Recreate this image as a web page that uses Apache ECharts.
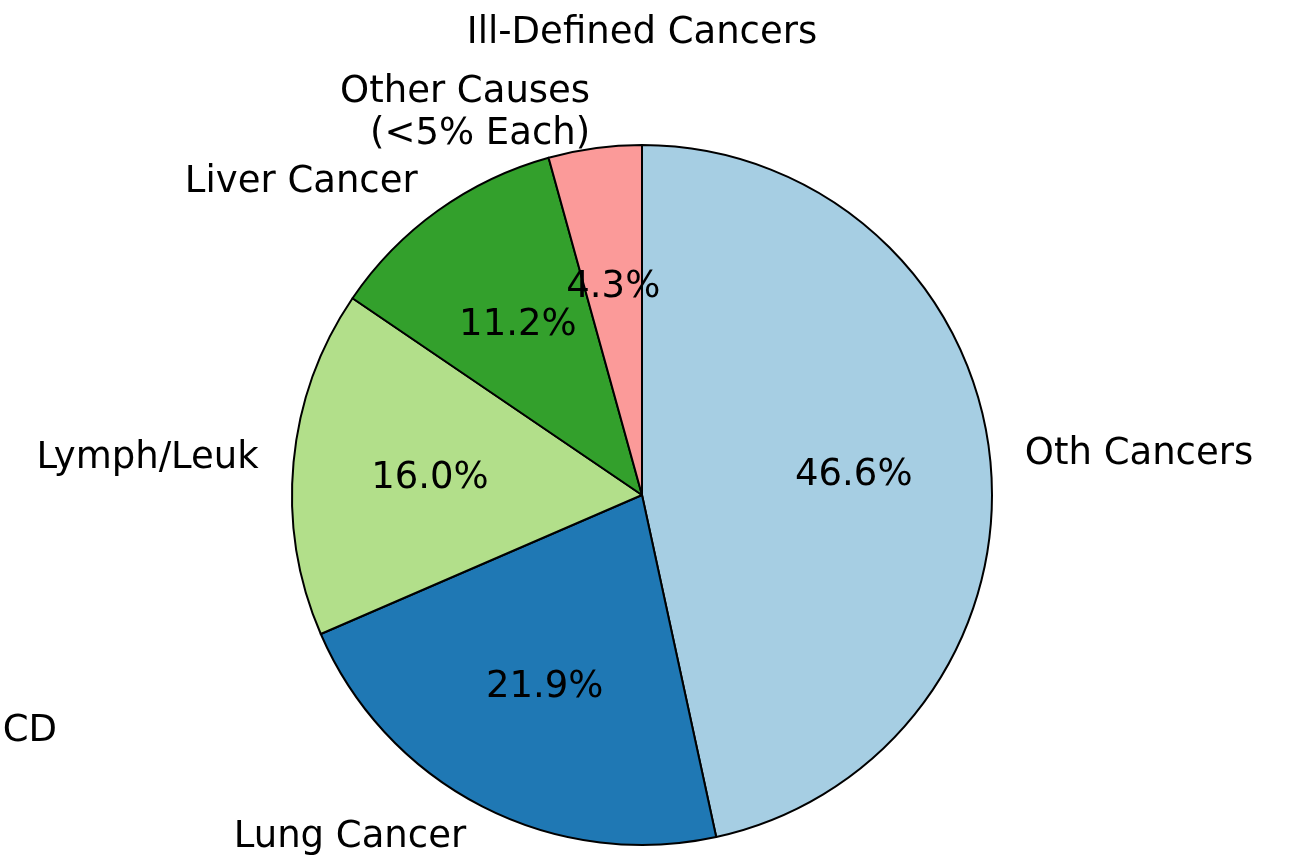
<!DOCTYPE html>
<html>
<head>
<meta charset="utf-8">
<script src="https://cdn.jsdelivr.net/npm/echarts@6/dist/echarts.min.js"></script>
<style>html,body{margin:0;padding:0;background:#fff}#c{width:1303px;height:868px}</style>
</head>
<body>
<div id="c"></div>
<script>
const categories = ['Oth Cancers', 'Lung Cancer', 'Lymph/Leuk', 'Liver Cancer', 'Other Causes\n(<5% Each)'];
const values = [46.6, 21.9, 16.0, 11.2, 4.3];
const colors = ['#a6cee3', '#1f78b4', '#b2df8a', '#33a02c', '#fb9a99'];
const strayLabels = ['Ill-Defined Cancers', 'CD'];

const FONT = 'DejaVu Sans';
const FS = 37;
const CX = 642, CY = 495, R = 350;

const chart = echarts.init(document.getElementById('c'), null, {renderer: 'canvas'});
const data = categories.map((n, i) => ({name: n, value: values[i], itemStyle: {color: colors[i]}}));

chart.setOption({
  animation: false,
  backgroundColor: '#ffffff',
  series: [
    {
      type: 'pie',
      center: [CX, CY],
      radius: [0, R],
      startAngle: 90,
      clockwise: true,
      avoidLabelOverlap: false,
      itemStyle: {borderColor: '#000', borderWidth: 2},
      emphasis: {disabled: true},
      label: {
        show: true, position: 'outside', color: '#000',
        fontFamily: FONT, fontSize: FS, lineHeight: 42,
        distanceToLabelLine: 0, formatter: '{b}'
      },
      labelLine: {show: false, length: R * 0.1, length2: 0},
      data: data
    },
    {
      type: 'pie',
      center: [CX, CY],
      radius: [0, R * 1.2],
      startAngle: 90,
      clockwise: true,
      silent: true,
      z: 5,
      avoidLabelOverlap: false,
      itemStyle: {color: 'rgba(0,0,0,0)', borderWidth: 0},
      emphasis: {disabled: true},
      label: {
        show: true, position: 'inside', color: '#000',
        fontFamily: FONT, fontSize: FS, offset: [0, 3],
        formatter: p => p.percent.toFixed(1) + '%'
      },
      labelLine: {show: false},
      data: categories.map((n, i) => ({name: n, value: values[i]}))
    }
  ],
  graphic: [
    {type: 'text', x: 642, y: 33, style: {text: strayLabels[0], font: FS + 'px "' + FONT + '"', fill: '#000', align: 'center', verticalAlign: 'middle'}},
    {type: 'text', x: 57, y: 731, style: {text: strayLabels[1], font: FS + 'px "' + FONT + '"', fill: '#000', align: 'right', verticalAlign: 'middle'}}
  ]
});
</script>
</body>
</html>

- _SHORT EXERCISE_: Leave out any pictures and return exactly the lines from the beginning of the data through the line with "const data = categories.map((n, i)", inclusive.

- _RESULT OF THIS EXERCISE_:
Recreate this image as a web page that uses Apache ECharts.
<!DOCTYPE html>
<html>
<head>
<meta charset="utf-8">
<script src="https://cdn.jsdelivr.net/npm/echarts@6/dist/echarts.min.js"></script>
<style>html,body{margin:0;padding:0;background:#fff}#c{width:1303px;height:868px}</style>
</head>
<body>
<div id="c"></div>
<script>
const categories = ['Oth Cancers', 'Lung Cancer', 'Lymph/Leuk', 'Liver Cancer', 'Other Causes\n(<5% Each)'];
const values = [46.6, 21.9, 16.0, 11.2, 4.3];
const colors = ['#a6cee3', '#1f78b4', '#b2df8a', '#33a02c', '#fb9a99'];
const strayLabels = ['Ill-Defined Cancers', 'CD'];

const FONT = 'DejaVu Sans';
const FS = 37;
const CX = 642, CY = 495, R = 350;

const chart = echarts.init(document.getElementById('c'), null, {renderer: 'canvas'});
const data = categories.map((n, i) => ({name: n, value: values[i], itemStyle: {color: colors[i]}}));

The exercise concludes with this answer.